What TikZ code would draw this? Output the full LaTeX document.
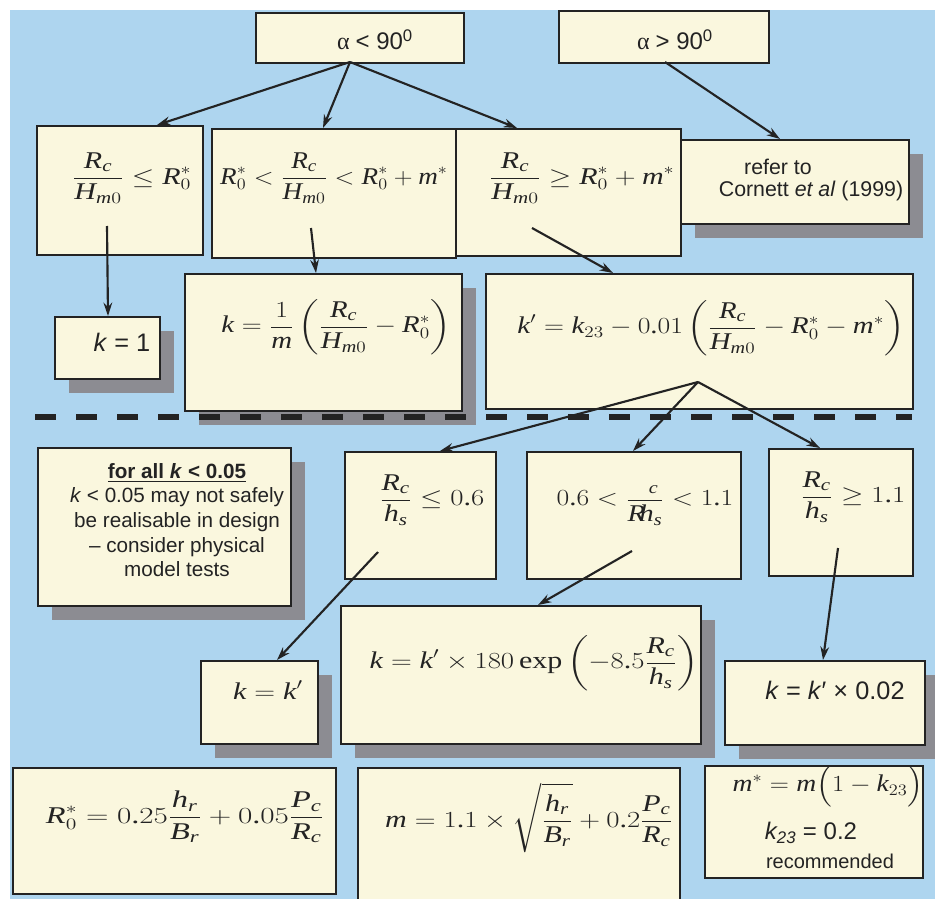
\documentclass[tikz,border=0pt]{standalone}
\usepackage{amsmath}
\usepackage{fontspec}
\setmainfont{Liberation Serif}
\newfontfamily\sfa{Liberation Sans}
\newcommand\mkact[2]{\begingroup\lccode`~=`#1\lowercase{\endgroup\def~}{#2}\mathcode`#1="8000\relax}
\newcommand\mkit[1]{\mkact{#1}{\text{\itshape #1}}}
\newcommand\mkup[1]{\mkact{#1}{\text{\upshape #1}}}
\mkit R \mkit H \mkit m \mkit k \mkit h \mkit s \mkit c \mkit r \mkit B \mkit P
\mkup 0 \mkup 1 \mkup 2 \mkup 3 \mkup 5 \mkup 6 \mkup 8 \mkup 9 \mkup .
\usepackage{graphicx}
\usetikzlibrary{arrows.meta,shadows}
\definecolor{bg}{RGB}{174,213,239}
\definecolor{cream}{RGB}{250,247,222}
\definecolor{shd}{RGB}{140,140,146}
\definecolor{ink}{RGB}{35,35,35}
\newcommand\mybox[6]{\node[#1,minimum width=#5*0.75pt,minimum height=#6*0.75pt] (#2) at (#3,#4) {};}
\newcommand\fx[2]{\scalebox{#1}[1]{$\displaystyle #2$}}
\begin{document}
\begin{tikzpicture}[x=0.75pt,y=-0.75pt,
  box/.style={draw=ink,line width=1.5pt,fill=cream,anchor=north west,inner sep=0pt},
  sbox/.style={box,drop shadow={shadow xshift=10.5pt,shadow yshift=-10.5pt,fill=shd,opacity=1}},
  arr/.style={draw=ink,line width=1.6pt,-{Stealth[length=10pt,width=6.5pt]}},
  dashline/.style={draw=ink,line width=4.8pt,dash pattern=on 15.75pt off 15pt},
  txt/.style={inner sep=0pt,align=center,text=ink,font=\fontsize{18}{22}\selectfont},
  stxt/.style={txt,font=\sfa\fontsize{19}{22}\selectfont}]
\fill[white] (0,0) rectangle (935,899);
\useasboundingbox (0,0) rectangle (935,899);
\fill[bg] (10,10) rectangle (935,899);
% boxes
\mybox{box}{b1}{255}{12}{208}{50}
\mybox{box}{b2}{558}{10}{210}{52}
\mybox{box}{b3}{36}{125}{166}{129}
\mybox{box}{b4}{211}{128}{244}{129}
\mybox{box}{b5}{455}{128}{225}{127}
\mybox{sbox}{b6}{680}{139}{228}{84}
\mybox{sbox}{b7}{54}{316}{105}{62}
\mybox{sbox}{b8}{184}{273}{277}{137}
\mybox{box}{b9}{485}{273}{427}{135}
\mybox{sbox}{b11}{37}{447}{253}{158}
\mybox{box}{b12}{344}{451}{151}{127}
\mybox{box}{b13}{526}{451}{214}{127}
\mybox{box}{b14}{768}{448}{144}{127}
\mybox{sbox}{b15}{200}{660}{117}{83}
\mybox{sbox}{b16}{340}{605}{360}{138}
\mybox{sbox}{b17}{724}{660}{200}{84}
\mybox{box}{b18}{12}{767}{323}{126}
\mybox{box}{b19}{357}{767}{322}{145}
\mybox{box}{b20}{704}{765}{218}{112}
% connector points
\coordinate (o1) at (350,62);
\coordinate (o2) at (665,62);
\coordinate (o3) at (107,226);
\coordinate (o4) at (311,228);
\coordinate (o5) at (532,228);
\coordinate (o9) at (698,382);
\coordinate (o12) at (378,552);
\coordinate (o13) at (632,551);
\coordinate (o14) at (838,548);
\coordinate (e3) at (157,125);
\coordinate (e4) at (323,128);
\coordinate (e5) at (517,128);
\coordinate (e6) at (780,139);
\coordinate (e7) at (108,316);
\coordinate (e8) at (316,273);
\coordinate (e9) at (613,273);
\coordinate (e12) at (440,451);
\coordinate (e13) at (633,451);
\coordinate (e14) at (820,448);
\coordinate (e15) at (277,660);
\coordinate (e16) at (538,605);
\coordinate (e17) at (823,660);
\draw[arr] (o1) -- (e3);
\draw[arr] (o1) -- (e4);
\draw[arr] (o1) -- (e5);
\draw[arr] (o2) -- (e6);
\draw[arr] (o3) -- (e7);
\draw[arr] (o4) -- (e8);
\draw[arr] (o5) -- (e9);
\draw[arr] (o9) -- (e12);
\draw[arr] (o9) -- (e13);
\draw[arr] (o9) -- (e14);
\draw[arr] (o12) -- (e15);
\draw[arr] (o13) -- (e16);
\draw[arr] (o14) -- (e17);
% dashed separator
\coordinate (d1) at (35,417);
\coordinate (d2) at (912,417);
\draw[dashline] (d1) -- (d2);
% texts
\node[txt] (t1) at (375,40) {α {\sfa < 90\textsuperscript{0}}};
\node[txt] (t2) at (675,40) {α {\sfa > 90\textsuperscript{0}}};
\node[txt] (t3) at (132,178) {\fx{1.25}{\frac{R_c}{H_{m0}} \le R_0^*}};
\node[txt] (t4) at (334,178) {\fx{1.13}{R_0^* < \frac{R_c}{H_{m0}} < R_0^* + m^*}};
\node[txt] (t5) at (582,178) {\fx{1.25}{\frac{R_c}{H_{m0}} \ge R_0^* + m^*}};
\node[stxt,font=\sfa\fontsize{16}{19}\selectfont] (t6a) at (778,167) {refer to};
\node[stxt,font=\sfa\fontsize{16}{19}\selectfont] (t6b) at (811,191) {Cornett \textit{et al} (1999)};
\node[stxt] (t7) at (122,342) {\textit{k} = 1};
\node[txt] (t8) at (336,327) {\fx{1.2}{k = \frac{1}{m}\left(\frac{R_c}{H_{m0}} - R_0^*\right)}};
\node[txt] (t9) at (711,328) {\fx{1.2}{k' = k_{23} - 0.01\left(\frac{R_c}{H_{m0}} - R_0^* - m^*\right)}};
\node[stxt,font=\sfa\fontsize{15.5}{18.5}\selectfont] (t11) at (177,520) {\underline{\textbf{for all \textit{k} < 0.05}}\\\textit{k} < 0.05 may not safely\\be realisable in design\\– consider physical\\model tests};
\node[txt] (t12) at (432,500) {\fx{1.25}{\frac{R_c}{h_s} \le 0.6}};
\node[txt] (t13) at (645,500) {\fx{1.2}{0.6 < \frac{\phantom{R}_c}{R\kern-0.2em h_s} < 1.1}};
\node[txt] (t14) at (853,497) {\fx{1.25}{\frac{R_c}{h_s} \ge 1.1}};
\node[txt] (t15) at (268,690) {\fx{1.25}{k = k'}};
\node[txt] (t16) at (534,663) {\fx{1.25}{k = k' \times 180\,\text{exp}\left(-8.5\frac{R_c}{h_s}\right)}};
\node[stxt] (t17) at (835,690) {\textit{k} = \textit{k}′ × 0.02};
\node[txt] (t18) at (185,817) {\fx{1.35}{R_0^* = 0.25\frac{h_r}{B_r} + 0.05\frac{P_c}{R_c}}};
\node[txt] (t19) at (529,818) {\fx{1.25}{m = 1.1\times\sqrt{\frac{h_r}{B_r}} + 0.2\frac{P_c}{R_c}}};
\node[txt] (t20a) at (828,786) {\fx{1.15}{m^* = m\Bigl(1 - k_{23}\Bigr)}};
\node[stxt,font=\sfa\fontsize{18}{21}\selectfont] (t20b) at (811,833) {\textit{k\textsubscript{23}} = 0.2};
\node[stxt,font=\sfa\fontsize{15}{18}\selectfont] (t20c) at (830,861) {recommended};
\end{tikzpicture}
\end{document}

* * *

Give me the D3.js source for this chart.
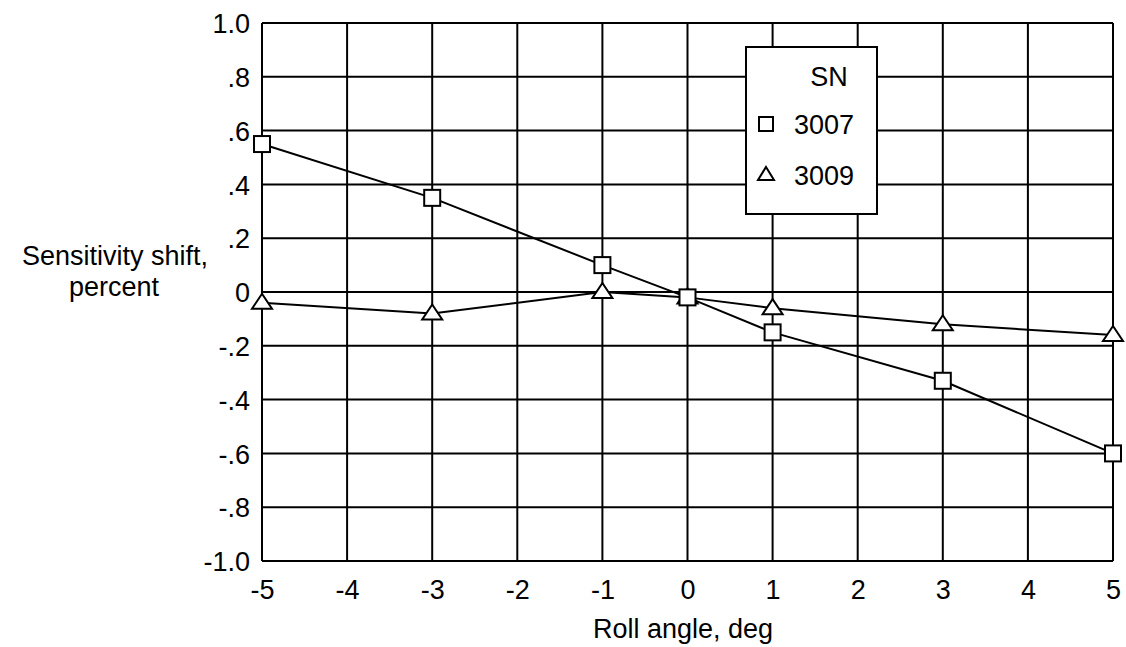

▶ **GIVEN EXERCISE**
Scan the listing above for the word "this" and copy every line that holds it.

▶ **RESULT OF THE EXERCISE**
What TikZ code would draw this? Output the full LaTeX document.
Give me the D3.js source for this chart.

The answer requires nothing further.